That's a pretty heavy duty word isn't it? 

Nope.  Never dawned on me until you mentioned it now, that IIIIIIII am responsible for P's involvement here. 

You're right!  If I hadn't mentioned something that was in my head to P, she would not have looked in over on the Vict of N thread, nor would she have felt obligated to explain why she hadn't commented before then
(or maybe she just meant she too cares but wasn't following the thread...whatever)
And...she wouldn't be involved, probably, with this "discussion" either (sorry again for talking "about" you P.  I don't know how else to put it.  I know it bugs you).

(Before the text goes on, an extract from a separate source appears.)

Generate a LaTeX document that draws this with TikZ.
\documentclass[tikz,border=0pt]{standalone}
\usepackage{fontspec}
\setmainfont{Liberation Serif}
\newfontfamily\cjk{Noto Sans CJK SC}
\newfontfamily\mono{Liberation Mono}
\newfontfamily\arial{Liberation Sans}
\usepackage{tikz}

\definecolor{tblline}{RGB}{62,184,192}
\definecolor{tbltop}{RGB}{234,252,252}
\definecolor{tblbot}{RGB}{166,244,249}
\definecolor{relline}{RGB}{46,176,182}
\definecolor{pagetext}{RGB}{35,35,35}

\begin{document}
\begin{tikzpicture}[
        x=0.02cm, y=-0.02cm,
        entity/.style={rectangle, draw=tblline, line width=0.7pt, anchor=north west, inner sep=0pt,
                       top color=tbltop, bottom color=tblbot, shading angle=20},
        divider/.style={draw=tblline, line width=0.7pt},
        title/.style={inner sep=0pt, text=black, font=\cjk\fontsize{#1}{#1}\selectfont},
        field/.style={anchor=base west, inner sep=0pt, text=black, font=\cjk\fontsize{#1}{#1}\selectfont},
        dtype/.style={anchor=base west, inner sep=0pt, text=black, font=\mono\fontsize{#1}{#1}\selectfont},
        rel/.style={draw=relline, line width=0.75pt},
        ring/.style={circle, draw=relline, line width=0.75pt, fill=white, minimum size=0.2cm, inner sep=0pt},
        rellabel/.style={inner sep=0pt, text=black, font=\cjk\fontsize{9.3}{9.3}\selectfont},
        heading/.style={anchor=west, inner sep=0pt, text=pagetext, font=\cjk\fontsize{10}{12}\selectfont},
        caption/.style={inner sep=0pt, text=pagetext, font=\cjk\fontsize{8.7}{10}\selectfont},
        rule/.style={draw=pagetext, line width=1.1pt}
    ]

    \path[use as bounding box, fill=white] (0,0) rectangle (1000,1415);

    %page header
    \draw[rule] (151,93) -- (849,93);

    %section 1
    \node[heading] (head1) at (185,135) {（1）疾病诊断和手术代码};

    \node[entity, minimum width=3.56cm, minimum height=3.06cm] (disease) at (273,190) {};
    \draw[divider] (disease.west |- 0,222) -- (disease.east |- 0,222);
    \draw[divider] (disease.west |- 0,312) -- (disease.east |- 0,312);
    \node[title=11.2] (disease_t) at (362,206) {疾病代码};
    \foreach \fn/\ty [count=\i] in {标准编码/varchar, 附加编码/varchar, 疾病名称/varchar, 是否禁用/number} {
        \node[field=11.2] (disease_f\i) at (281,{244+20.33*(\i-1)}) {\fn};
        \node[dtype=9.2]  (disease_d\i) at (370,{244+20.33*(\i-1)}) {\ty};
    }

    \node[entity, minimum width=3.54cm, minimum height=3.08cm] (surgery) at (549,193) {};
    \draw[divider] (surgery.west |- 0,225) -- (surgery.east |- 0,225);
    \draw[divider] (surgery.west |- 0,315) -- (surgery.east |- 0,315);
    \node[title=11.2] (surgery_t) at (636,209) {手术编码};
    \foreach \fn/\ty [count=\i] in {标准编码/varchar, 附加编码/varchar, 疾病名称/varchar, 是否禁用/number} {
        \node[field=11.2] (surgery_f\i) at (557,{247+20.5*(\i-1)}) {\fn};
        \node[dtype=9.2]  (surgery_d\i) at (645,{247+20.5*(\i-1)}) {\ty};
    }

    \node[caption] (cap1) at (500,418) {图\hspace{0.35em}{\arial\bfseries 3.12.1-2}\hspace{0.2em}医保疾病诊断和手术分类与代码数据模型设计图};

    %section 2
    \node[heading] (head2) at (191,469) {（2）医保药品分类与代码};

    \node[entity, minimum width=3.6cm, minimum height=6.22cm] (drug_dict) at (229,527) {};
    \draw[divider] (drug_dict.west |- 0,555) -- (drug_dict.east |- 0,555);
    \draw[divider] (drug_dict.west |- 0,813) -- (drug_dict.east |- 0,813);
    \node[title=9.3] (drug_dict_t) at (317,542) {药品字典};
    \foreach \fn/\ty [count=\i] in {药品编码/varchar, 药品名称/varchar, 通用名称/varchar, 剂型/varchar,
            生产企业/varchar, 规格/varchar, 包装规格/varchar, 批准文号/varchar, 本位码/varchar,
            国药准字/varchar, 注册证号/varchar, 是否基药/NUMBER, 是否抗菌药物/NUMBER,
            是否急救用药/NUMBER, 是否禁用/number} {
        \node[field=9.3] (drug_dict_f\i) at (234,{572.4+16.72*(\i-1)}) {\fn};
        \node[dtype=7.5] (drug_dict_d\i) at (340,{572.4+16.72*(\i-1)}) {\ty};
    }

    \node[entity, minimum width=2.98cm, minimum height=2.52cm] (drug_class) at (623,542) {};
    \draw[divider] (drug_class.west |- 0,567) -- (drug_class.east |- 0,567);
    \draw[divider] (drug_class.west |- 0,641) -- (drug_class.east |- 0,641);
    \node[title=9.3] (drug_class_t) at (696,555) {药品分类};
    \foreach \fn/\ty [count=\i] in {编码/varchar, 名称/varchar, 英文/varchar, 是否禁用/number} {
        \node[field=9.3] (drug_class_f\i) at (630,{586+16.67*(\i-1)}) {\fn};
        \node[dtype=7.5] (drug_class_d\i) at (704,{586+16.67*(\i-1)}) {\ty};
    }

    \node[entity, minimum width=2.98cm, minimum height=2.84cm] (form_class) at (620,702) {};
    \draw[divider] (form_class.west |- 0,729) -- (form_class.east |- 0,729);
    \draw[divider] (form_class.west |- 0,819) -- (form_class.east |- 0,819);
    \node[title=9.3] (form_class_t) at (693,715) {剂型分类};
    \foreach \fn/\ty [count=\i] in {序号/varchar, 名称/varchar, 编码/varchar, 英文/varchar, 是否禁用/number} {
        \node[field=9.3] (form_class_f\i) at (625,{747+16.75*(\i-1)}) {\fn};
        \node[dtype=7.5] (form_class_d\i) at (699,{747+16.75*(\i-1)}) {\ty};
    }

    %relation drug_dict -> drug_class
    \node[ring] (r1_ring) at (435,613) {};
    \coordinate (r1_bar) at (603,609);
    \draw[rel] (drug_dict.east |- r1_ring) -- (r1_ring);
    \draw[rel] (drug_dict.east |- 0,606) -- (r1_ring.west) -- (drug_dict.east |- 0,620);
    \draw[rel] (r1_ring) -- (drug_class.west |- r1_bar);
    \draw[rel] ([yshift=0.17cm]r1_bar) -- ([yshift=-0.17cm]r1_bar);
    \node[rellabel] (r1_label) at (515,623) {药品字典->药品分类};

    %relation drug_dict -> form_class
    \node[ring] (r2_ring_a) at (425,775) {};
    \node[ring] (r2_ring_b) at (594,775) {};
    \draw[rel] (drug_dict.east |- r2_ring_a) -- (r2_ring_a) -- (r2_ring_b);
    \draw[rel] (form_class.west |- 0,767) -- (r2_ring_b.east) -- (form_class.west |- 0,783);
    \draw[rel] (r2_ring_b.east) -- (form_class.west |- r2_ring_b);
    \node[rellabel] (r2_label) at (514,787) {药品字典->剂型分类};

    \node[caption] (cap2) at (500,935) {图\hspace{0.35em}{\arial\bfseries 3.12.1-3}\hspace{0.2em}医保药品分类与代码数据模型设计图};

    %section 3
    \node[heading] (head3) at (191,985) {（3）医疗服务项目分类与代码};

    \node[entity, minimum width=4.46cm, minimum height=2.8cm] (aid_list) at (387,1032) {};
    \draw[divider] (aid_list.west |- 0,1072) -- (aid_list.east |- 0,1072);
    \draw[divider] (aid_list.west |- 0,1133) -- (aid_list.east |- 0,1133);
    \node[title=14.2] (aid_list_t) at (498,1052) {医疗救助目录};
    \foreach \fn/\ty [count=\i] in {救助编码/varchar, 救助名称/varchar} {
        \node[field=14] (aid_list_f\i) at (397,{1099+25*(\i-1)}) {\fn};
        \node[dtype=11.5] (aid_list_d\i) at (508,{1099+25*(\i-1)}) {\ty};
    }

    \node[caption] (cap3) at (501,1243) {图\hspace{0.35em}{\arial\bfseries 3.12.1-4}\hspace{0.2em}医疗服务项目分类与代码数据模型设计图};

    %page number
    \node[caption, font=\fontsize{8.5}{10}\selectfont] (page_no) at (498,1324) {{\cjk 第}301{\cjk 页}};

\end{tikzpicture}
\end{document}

yep. all my fault.  Thanks for pointing that out.  I just sent an appology by pm.

However, my response to you on thissssss thread has been entirely based on my opinion that you chose to use abusive words, when it was neither necessary, nor likely helpful to anyone and I don't think I was acting out of any sense of feeling responsible for anyone in particular, other than, yes, P is my friend, so I'm sure that has an influence,  but I bet...I just bet....I might have piped up...had you used those words toward another member....but I can't be sure because I'm not a person person gifted with profound insight.

I'm not concerned about what your impression of anyone is.  I do, however, not like you labelling people as having intentions that they may not have and your choice of abusive words.  That is where my passion lies.  I am being clear about that.  I don't always post about it when I see it.  Sometimes I do.  Today I am.  Tomorrow might be different.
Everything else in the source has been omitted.